How to make the most of your money during lockdown

At a time when the Coronavirus outbreak is turning our world upside down, it’s still important to try and find ways to keep your savings plans on track where possible.

Whether you have recently been furloughed, made redundant, or are just keen to be in the best financial shape when the lockdown is lifted, we have some hints and tips to help you navigate your finances over the next few months.

If you’re working from home

If you’re lucky enough to have been able to transition to working from home, while setting up a home office can be an adjustment, it can have financial benefits too.  According to new research, £2.1 billion is being saved every week by employees working from home. Not having to buy lunch or commute is saving the average employed worker £44.78 every week and 88% of people said they are currently saving money by not going out to socialise or participate in leisure activities.[1]

So, if you put aside the money you would usually spend on commuting or socialising it can be a simple way to save money without noticing. A Tax Exempt Savings Plan is a good place to start because you can start saving from £25 a month and you can decide how long you want to save for from 10 to 25 years. You can even select the exact date you want to save for so that your funds are ready for a special anniversary, birthday or retirement.

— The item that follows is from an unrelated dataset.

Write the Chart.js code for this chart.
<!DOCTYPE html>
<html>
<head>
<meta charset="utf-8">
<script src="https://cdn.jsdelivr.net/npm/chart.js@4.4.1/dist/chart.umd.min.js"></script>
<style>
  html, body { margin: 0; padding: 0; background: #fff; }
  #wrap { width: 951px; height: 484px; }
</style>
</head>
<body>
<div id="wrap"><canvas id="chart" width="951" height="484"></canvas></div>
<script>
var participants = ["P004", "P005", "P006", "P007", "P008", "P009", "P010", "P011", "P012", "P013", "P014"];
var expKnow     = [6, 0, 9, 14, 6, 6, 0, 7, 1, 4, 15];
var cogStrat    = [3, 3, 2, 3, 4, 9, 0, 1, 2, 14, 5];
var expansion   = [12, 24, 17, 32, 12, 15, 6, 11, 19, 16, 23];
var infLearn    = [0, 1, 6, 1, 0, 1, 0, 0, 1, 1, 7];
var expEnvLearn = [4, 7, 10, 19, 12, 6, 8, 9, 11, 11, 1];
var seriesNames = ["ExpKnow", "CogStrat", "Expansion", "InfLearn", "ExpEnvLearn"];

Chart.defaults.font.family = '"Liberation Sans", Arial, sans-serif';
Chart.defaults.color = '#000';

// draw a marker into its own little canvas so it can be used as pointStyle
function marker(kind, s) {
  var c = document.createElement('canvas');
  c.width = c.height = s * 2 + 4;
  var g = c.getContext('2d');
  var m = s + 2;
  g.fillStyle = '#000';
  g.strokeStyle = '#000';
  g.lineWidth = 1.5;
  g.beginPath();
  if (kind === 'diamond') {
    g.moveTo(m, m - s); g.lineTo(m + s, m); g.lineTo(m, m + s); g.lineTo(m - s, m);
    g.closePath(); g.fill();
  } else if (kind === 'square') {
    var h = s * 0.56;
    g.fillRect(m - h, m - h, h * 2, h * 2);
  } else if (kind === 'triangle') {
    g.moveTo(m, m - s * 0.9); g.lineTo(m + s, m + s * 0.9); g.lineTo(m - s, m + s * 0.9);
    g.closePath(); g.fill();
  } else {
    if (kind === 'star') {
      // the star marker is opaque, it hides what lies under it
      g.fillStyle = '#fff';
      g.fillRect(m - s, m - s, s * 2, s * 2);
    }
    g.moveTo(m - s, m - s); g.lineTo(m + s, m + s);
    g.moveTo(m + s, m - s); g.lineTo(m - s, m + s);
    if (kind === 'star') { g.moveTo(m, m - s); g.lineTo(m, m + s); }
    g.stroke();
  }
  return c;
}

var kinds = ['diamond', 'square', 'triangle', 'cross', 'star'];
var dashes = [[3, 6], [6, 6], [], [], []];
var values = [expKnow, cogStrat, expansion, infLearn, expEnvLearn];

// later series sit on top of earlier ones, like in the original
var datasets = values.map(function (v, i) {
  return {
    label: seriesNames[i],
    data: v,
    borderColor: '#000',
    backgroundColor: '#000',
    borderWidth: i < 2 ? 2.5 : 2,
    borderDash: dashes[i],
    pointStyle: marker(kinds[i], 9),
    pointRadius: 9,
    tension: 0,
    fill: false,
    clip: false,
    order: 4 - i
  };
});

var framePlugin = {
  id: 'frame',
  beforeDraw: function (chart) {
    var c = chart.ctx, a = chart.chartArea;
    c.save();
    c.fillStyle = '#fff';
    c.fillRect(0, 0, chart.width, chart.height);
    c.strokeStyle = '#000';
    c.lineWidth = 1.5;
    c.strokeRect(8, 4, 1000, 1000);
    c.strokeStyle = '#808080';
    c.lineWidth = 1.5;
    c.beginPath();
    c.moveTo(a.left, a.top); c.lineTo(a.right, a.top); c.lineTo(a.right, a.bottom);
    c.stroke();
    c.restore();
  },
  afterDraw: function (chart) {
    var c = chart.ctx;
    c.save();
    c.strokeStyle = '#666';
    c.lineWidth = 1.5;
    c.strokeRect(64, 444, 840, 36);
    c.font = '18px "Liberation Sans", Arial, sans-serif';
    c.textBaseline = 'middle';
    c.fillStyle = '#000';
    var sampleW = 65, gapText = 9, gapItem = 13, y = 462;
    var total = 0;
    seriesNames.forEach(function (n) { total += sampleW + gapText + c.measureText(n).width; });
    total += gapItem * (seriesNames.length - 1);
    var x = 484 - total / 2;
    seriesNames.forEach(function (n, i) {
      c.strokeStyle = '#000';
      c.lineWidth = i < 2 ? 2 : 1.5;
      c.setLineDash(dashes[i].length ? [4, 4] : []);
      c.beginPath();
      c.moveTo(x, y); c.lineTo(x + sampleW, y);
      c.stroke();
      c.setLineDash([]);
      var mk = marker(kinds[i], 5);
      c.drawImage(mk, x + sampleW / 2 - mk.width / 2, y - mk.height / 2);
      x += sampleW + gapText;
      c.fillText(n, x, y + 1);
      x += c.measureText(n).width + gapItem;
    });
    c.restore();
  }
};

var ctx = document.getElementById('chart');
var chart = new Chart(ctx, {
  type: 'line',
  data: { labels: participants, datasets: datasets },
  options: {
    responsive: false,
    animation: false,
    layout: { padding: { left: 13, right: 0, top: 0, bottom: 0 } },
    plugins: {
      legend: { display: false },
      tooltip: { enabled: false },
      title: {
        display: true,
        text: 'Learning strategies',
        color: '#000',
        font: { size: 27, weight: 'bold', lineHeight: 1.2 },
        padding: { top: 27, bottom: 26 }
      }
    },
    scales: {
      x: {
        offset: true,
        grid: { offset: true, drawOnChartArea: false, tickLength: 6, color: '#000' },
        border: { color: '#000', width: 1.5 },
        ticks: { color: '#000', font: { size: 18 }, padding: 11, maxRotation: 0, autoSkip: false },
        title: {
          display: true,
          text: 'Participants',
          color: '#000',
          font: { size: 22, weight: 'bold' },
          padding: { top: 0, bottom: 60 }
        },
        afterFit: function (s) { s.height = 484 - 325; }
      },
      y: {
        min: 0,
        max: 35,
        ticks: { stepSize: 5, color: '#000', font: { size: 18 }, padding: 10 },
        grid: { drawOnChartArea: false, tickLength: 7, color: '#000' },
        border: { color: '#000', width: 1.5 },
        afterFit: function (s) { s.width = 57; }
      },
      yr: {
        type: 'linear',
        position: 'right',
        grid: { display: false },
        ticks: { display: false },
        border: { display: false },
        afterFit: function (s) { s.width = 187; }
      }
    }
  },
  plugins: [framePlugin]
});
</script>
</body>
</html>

If you or your partner has been furloughed

It is important to remember that you are not the only person feeling the financial and professional impact of coronavirus. The Resolution Foundation predicts that more than nine million workers are expected to be furloughed under the UK government’s job retention scheme, where the Government pays 80% of employees’ wages, up to £2,500 per month.[2]

While this is far from an ideal situation for many people, the Government has announced that the coronavirus job retention scheme will run until October, so for the next few months at least the majority of people should have peace of mind about covering their monthly bills.

You may also be eligible for a mortgage holiday that reduces or delays your mortgage payments until you are in a position where you can pay. You could also receive an interest-free overdraft of up to £500 for up to three months and payment holidays on loans, credit cards, store cards and catalogue accounts. If you think you may need this support then contact your bank or account provider to find out if you can qualify for the additional support.

If you are a member of Foresters Friendly Society

Members of Foresters Friendly Society can apply for a discretionary grant, as part of the membership benefits package available to them, to provide financial support. The Foresters Support Fund is aimed at helping adult members in times of hardship, paying up to £2,000 to help members through difficult times. In 2019 we awarded grants worth £26,432 to members.[3]

Additionally, we can provide financial assistance to children such as those who are bereft of one or both parents; children who have parents that are incapacitated; children who themselves are incapacitated or have special needs and children who are carers. Visit our members’ pages to find out about the benefits we offer.

This blog is intended to provide information, not financial advice, to help you make an informed decision about savings and investments. We do not offer financial advice. You should contact a financial adviser, who may charge a fee, if you want financial advice.

Please note that tax rules may change in the future and depend on your individual circumstances. Member benefits are not regulated by the Financial Conduct Authority or the Prudential Regulation Authority.